• [Exercise brief]: Nothing but the lines from the top of the data to the line holding "ax = fig.add_axes([65/817, 50/662, 755/817, 598.5/662])" should be printed, word for word and both ends included; leave the pictures out.

Data provided start

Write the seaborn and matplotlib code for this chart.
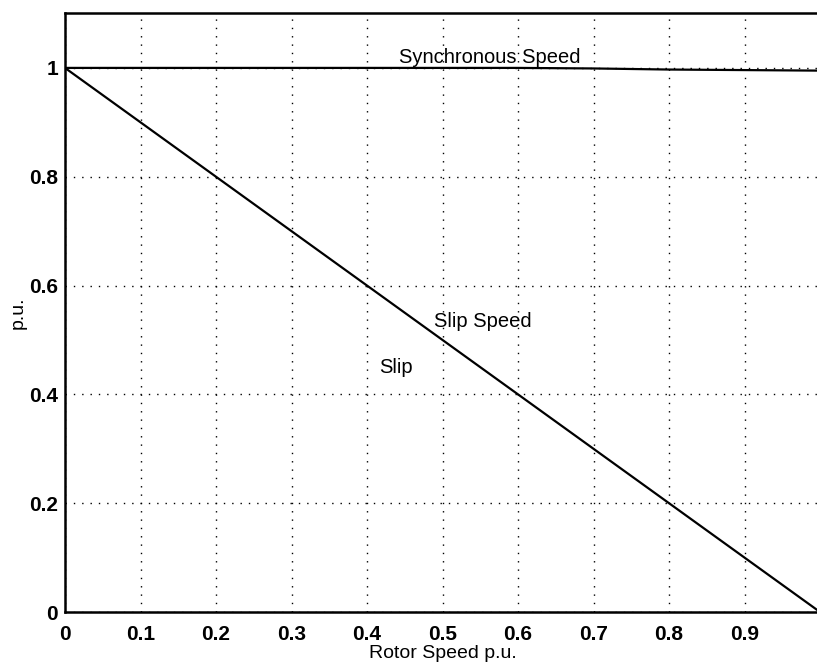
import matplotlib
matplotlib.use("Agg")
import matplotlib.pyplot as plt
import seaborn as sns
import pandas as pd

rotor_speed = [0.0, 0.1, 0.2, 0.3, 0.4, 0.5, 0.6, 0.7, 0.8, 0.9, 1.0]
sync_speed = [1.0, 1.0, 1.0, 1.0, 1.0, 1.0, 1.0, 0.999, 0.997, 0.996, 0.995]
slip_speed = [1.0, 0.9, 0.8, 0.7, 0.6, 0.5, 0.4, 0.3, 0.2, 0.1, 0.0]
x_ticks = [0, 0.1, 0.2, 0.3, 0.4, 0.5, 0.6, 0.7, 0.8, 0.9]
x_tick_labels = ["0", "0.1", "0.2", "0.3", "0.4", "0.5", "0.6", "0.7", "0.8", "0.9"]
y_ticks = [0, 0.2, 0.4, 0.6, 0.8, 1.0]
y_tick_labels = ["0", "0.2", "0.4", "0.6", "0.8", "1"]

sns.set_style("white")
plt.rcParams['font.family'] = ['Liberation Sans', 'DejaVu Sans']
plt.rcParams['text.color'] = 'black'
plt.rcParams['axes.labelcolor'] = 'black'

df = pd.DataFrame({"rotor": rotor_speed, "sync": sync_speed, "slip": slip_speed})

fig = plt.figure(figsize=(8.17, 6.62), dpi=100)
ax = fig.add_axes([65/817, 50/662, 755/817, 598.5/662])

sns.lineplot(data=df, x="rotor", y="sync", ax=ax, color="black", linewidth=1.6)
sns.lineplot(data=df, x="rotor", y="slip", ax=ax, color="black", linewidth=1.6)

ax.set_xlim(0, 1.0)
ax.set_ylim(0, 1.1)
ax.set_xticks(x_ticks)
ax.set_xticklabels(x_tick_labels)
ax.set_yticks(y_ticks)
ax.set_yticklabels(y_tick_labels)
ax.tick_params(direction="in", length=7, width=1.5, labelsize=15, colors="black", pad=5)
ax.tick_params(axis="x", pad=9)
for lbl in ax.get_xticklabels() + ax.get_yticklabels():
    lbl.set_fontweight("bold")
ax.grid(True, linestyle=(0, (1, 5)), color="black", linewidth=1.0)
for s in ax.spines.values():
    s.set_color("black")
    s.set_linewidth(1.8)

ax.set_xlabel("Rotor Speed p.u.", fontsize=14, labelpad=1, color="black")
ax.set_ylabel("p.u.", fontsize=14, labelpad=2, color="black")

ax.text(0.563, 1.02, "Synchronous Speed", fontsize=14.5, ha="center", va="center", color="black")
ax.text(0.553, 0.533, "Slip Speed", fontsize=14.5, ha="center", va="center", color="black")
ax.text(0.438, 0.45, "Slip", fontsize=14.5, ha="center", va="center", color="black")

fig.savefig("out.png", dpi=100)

Data provided end

• [Written answer]:
Write the seaborn and matplotlib code for this chart.
import matplotlib
matplotlib.use("Agg")
import matplotlib.pyplot as plt
import seaborn as sns
import pandas as pd

rotor_speed = [0.0, 0.1, 0.2, 0.3, 0.4, 0.5, 0.6, 0.7, 0.8, 0.9, 1.0]
sync_speed = [1.0, 1.0, 1.0, 1.0, 1.0, 1.0, 1.0, 0.999, 0.997, 0.996, 0.995]
slip_speed = [1.0, 0.9, 0.8, 0.7, 0.6, 0.5, 0.4, 0.3, 0.2, 0.1, 0.0]
x_ticks = [0, 0.1, 0.2, 0.3, 0.4, 0.5, 0.6, 0.7, 0.8, 0.9]
x_tick_labels = ["0", "0.1", "0.2", "0.3", "0.4", "0.5", "0.6", "0.7", "0.8", "0.9"]
y_ticks = [0, 0.2, 0.4, 0.6, 0.8, 1.0]
y_tick_labels = ["0", "0.2", "0.4", "0.6", "0.8", "1"]

sns.set_style("white")
plt.rcParams['font.family'] = ['Liberation Sans', 'DejaVu Sans']
plt.rcParams['text.color'] = 'black'
plt.rcParams['axes.labelcolor'] = 'black'

df = pd.DataFrame({"rotor": rotor_speed, "sync": sync_speed, "slip": slip_speed})

fig = plt.figure(figsize=(8.17, 6.62), dpi=100)
ax = fig.add_axes([65/817, 50/662, 755/817, 598.5/662])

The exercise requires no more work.